What the party needs instead is a leader with values based on an understanding of Labour’s history and the people the party represents, and the courage to turn those into concrete policies. Defending the NHS, the creation of which is one of Labour’s proudest achievements, would be a good place to start.
Stoke on Trent, Staffordshire
Your article “25 years – The Independent on Sunday” (25 January), stated that BAE Systems “is more likely to be cutting jobs than creating them these days”. In fact, this year alone BAE Systems will recruit a record 782 apprentices in the UK and 287 graduates; with 275 apprentice and graduate vacancies available in our military aircraft business alone. Furthermore, our commitment to the “Movement to Work” youth unemployment initiative has led to us providing full-time employment to 20 young people to date and we expect to take on many more. We are also recruiting hundreds of experienced engineers and project managers in the UK for our cyber security and submarines businesses.
UK HR director, BAE Systems plc
Your article entitled “100 Days to go” (25 January) says that it is a “Countdown to a six party election”. Wrong. Plaid Cymru has three MPs, Ukip has two, and the Greens one. Your political editor should wake up and understand, not for the first time, that Wales does exist, and recognise Plaid Cymru as probably the most effective small party in Westminster.

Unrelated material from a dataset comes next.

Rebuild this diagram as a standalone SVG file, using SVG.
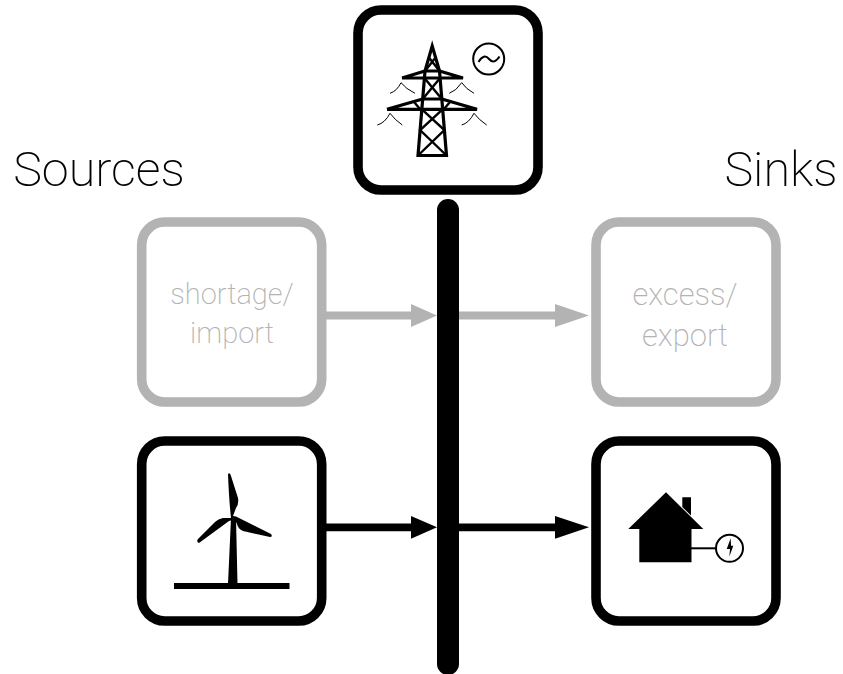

Isis will stand firm as long as its enemies fail to find a common plan, says Patrick Cockburn (25 January), without suggesting what that plan might be.
If an organisation like Isis threatened to gain ground in the UK the British army would be sent out to eradicate it. The Syrian army should be doing the same job. They cannot do so because, in addition to fighting Isis they are fighting a deadly proxy war with America and its regional allies.
America should give up the idea of deposing Assad and cut off support to all rebel groups. In tandem with that it should work with Russia to bring pressure to bear on Assad to ensure that human rights abuses are brought to an end. Then the Syrian army, with help if necessary, can quickly eradicate Isis from Syria, making them much easier to deal with in Iraq. Is there any other way?